Important: Deduction is a big deal because ...

1. We discover new facts through deduction. With truth tables or SAT solvers, we can only verify.
2. Deductive arguments are explanations. By contrast, SAT solvers are black boxes, we do not get to see how or why they give the answers they give.
3. Deduction models human reasoning.
4. Deduction works even in "higher order" logics where truth tables and SAT Solvers are not available to us.

A bigger example

Example 2: >Given: (u & ~v) => (w | z), (w | z) => (x & y), and u & ~v, prove x & y

   Things I know are true  How I know they are true
1: (u & ~v) => (w | z)     [Given]
2: (w | z)  => (x & y)     [Given]
3: u & ~v                  [Given]
4: w | z                   [Modus ponens with 1 and 3]
5: x & y                   [Modus ponens with 2 and 4]      

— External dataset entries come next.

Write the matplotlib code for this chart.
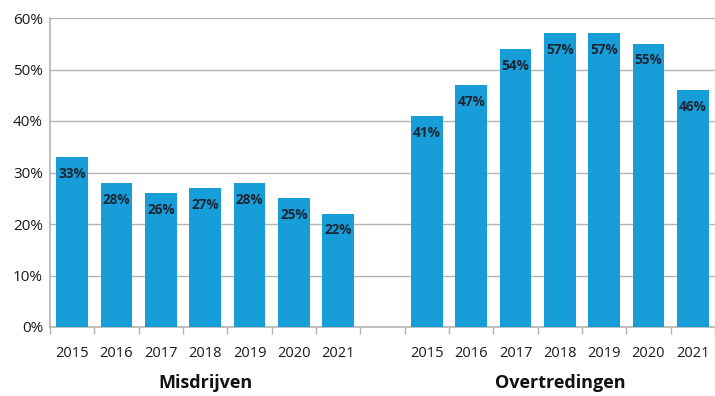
import matplotlib.pyplot as plt
import numpy as np

plt.rcParams['font.family'] = ['Open Sans', 'DejaVu Sans']

years = ['2015', '2016', '2017', '2018', '2019', '2020', '2021']
misdrijven = [33, 28, 26, 27, 28, 25, 22]
overtredingen = [41, 47, 54, 57, 57, 55, 46]
groups = ['Misdrijven', 'Overtredingen']

blue = '#179dd8'
grid_grey = '#b4b4b4'

# one empty slot between the two groups
x_mis = np.arange(len(years))
x_ovt = np.arange(len(years)) + len(years) + 1
n_slots = 2 * len(years) + 1

fig = plt.figure(figsize=(7.15, 3.96), dpi=100)
ax = fig.add_axes([50 / 715, 1 - 327 / 396, 665 / 715, 309 / 396])

for xs, vals in [(x_mis, misdrijven), (x_ovt, overtredingen)]:
    bars = ax.bar(xs, vals, width=0.72, color=blue, zorder=3)
    for b, v in zip(bars, vals):
        ax.annotate(f'{v}%', (b.get_x() + b.get_width() / 2, v),
                    xytext=(0, -7), textcoords='offset points',
                    ha='center', va='top', fontsize=9.8, fontweight='bold',
                    color='#1b2634', zorder=4)

ax.set_xlim(-0.5, n_slots - 0.5)
ax.set_ylim(0, 60)
ax.set_yticks(range(0, 61, 10))
ax.set_yticklabels([f'{t}%' for t in range(0, 61, 10)], fontsize=11, color='#1a1a1a')
ax.yaxis.grid(True, color=grid_grey, linewidth=1, zorder=0)

# year labels under bars, tick marks on slot boundaries
ax.set_xticks(list(x_mis) + list(x_ovt))
ax.set_xticklabels(years + years, fontsize=10.5, color='#1a1a1a')
ax.set_xticks(np.arange(-0.5, n_slots, 1.0), minor=True)
ax.tick_params(axis='x', which='major', length=0, pad=14)
ax.tick_params(axis='x', which='minor', length=5, color=grid_grey, width=1)
ax.tick_params(axis='y', length=0, pad=5)

for s in ['top', 'right']:
    ax.spines[s].set_visible(False)
for s in ['left', 'bottom']:
    ax.spines[s].set_color(grid_grey)
    ax.spines[s].set_linewidth(1.2)

for name, xs in zip(groups, [x_mis, x_ovt]):
    ax.text(xs.mean(), -0.18, name, transform=ax.get_xaxis_transform(),
            ha='center', va='center', fontsize=13, fontweight='bold', color='#111111')

fig.savefig('out.png', dpi=100)
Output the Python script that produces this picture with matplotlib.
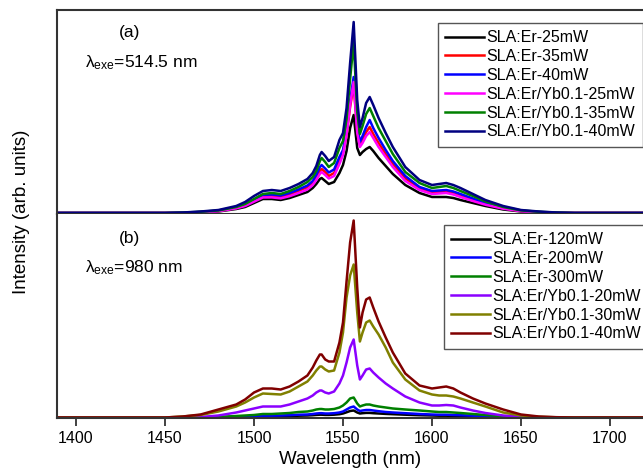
import matplotlib
matplotlib.use("Agg")
import matplotlib.pyplot as plt

plt.rcParams['font.family'] = ['Liberation Sans', 'DejaVu Sans']
plt.rcParams['mathtext.fontset'] = 'custom'
plt.rcParams['mathtext.rm'] = 'Liberation Sans'
plt.rcParams['mathtext.it'] = 'Liberation Sans:italic'

# Wavelength grid (nm)
wavelength = [1388, 1450, 1460, 1470, 1480, 1490, 1495, 1500, 1505, 1510, 1515, 1520, 1525,
              1530, 1533, 1535, 1537, 1538, 1540, 1542, 1545, 1548, 1550, 1552, 1554, 1556,
              1558, 1559.5, 1561, 1563, 1565, 1567, 1570, 1574, 1578, 1585, 1593, 1600, 1604,
              1608, 1612, 1616, 1623, 1630, 1640, 1650, 1660, 1670, 1680, 1725]

# (a) excitation 514.5 nm
a_labels = ['SLA:Er-25mW', 'SLA:Er-35mW', 'SLA:Er-40mW',
            'SLA:Er/Yb0.1-25mW', 'SLA:Er/Yb0.1-35mW', 'SLA:Er/Yb0.1-40mW']
a_er25 = [0, 0, 0, 0.5, 1.5, 4, 6, 10, 14, 14, 13, 15, 18, 21, 25, 29, 34, 35, 32, 29, 31, 40, 48, 62,
          85, 98, 65, 58, 61, 64, 66, 62, 55, 47, 39, 28, 20, 16, 16, 16, 15, 13, 10, 7, 3.5, 1.5,
          0.5, 0, 0, 0]
a_er35 = [0, 0, 0.2, 0.9, 2, 5, 7.8, 12.5, 17, 17.3, 16.3, 18.7, 22, 25.8, 30.5, 35.5, 42, 44, 41,
          37, 40, 52, 60, 78, 106, 128, 82, 68, 73, 81, 86, 79, 70, 59, 49, 34.5, 25, 20.5, 21,
          21.5, 20, 17.5, 13.3, 9.2, 4.8, 2, 0.9, 0.2, 0, 0]
a_er40 = [0, 0, 0.2, 1, 2.2, 5.4, 8.4, 13.4, 18, 18.5, 17.5, 20, 23.5, 27.5, 32, 38, 46, 48, 44.5,
          40.5, 43.5, 56, 63, 82, 112, 136, 87, 71, 77, 86, 93, 85, 75, 63, 52, 37, 26, 22, 22.5,
          23, 21.5, 19, 14.5, 10, 5.2, 2.2, 1, 0.2, 0, 0]
a_yb25 = [0, 0, 0.1, 0.7, 1.8, 4.6, 7, 11.3, 15.5, 15.6, 14.6, 16.8, 20, 23.5, 28, 33, 39, 41, 38,
          34.5, 37, 49, 58, 78, 108, 131, 80, 66, 70, 77, 81, 75, 66, 56, 46, 32, 23, 19, 19.5,
          20, 18.5, 16, 12, 8.3, 4.3, 1.8, 0.7, 0.1, 0, 0]
a_yb35 = [0, 0, 0.4, 1.2, 2.5, 6, 9, 14, 19, 20, 19, 22, 26, 31, 36, 42, 52, 55, 51, 46, 50, 65, 72,
          94, 134, 171, 101, 79, 87, 99, 105, 97, 85, 72, 59, 41, 30, 25, 26, 27, 25, 22, 17, 11.5,
          6, 2.6, 1.2, 0.4, 0, 0]
a_yb40 = [0, 0, 0.5, 1.5, 3, 7, 11, 17, 22, 23, 22, 25, 29, 34, 40, 47, 58, 61, 57, 52, 56, 73, 80,
          105, 150, 191, 113, 86, 95, 110, 116, 108, 95, 80, 66, 46, 33, 28, 29, 30, 28, 25, 19, 13,
          7, 3, 1.5, 0.5, 0, 0]
a_colors = ['#000000', '#ff0000', '#0000ff', '#ff00ff', '#008000', '#000080']

# (b) excitation 980 nm
b_labels = ['SLA:Er-120mW', 'SLA:Er-200mW', 'SLA:Er-300mW',
            'SLA:Er/Yb0.1-20mW', 'SLA:Er/Yb0.1-30mW', 'SLA:Er/Yb0.1-40mW']
b_er120 = [0, 0, 0, 0, 0.2, 0.5, 0.7, 0.9, 1.2, 1.2, 1.3, 1.5, 1.8, 2, 2.3, 2.6, 2.8, 2.8, 2.6, 2.6,
           2.8, 3.3, 4, 5.2, 6.5, 7, 5, 4, 4.3, 4.6, 4.6, 4.3, 4, 3.6, 3.3, 2.8, 2.3, 2, 1.8, 1.8,
           1.6, 1.5, 1.2, 0.8, 0.4, 0.2, 0.1, 0, 0, 0]
b_er200 = [0, 0, 0, 0, 0.3, 0.8, 1, 1.3, 1.8, 1.8, 2, 2.3, 2.8, 3, 3.5, 4, 4.3, 4.3, 4, 4, 4.3, 5, 6,
           8, 10, 11, 8, 6.5, 7, 7.5, 7.5, 7, 6.3, 5.5, 5, 4.3, 3.5, 3, 2.8, 2.8, 2.5, 2.3, 1.8,
           1.3, 0.6, 0.3, 0.1, 0, 0, 0]
b_er300 = [0, 0, 0, 0, 0.5, 1.5, 2, 2.5, 3.5, 3.5, 4, 4.5, 5.5, 6, 7, 8, 8.5, 8.5, 8, 8, 8.5, 10, 12,
           15, 19, 20, 14, 11, 12, 13, 13, 12, 11, 10, 9, 8, 7, 6, 5.5, 5.5, 5, 4.5, 3.5, 2.5, 1.2,
           0.5, 0.2, 0, 0, 0]
b_yb20 = [0, 0, 0, 0.5, 2, 5, 7, 9, 11, 11, 11, 13, 16, 19, 22, 25, 27, 27, 25, 24, 26, 34, 42, 55,
          70, 78, 52, 38, 42, 48, 49, 45, 40, 34, 29, 21, 15, 12, 12, 12.5, 12, 10, 7, 4.5, 2, 0.8,
          0.3, 0, 0, 0]
b_yb30 = [0, 0, 1, 2.5, 6, 11, 15, 20, 24, 23.5, 23, 26, 31, 36, 42, 47, 51, 51, 48, 46, 47, 65, 85,
          120, 142, 153, 105, 76, 85, 95, 97, 91, 83, 70, 55, 38, 27, 23, 22, 22, 21, 19, 15, 11, 5,
          2, 0.7, 0.2, 0, 0]
b_yb40 = [0, 0, 1, 3, 8, 13, 18, 25, 29, 29, 28, 31, 36, 42, 50, 57, 63, 63, 58, 56, 56, 75, 95, 136,
          175, 197, 130, 90, 105, 118, 120, 110, 96, 80, 65, 44, 32, 29, 30, 31, 29, 25, 19, 14, 8,
          3, 1, 0.3, 0, 0]
b_colors = ['#000000', '#0000ff', '#008000', '#8b00ff', '#808000', '#800000']

xticks = [1400, 1450, 1500, 1550, 1600, 1650, 1700]

fig = plt.figure(figsize=(6.43, 4.71), dpi=100)
ax1 = fig.add_axes([0.08865, 0.54565, 0.91446, 0.43312])
ax2 = fig.add_axes([0.08865, 0.11253, 0.91446, 0.43312])

spine_c = '#333333'
for ax in (ax1, ax2):
    ax.set_xlim(1389.3, 1719.7)
    ax.set_yticks([])
    ax.spines['right'].set_visible(False)
    for s in ('left', 'top', 'bottom'):
        ax.spines[s].set_linewidth(1.5)
        ax.spines[s].set_color(spine_c)
ax2.spines['top'].set_visible(False)

ax1.set_ylim(-1, 203)
ax2.set_ylim(-0.5, 203.5)
ax1.set_xticks([])
ax2.set_xticks(xticks)
ax2.tick_params(axis='x', direction='out', length=5.5, width=1.3, color=spine_c,
                labelsize=11.5, pad=4)

for ys, lab, c in zip([a_er25, a_er35, a_er40, a_yb25, a_yb35, a_yb40], a_labels, a_colors):
    ax1.plot(wavelength, ys, color=c, lw=1.8, label=lab, solid_joinstyle='round')
for ys, lab, c in zip([b_er120, b_er200, b_er300, b_yb20, b_yb30, b_yb40], b_labels, b_colors):
    ax2.plot(wavelength, ys, color=c, lw=1.8, label=lab, solid_joinstyle='round')

leg_kw = dict(loc='upper left', fontsize=11.5, frameon=True, fancybox=False,
              edgecolor='#555555', framealpha=1, handlelength=2.4, handletextpad=0.2,
              labelspacing=0.24, borderpad=0.45, borderaxespad=0)
l1 = ax1.legend(bbox_to_anchor=(438 / 643, 1 - 23 / 471), bbox_transform=fig.transFigure, **leg_kw)
l2 = ax2.legend(bbox_to_anchor=(444 / 643, 1 - 225 / 471), bbox_transform=fig.transFigure, **leg_kw)
for l in (l1, l2):
    l.get_frame().set_linewidth(1.0)
    for h in l.get_lines():
        h.set_linewidth(1.8)

fig.text(130 / 643, 1 - 33 / 471, '(a)', fontsize=12.5, ha='center', va='center')
fig.text(85 / 643, 1 - 63 / 471, r'λ$_{\rm exe}$=514.5 nm', fontsize=12.5, ha='left', va='center')
fig.text(130 / 643, 1 - 238 / 471, '(b)', fontsize=12.5, ha='center', va='center')
fig.text(85 / 643, 1 - 268 / 471, r'λ$_{\rm exe}$=980 nm', fontsize=12.5, ha='left', va='center')

fig.text(22 / 643, 1 - 212 / 471, 'Intensity (arb. units)', fontsize=13.5, rotation=90,
         ha='center', va='center')
fig.text(350 / 643, 1 - 460 / 471, 'Wavelength (nm)', fontsize=13.5, ha='center', va='center')

fig.savefig('out.png', dpi=100)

From the given facts we made two deductions, both from Modus Ponens, ultimately deriving the new fact x & y. So what's new here? I mean, couldn't we have proved this by construting the truth table for ((u & ~v) => (w | z)) & ((w | z) => (x & y)) & (u & ~v) => x & y and checking that we have a tautology? Yes, but the truth table would have 64 rows, instead of the two deduction steps we just used. So deduction allowed us to prove this new result in many fewer steps. But also, deduction doesn't just verify or prove things we've already hypothesized for ourselves: deduction produces new facts! For example, we learned that w | z follows from the givens, which we didn't know or hypothesize before. Most importantly, deduction becomes the primary tool when we move to higher level logics, when we make logical arguments in math and CS proofs, and when we reason logically in other aspects of life.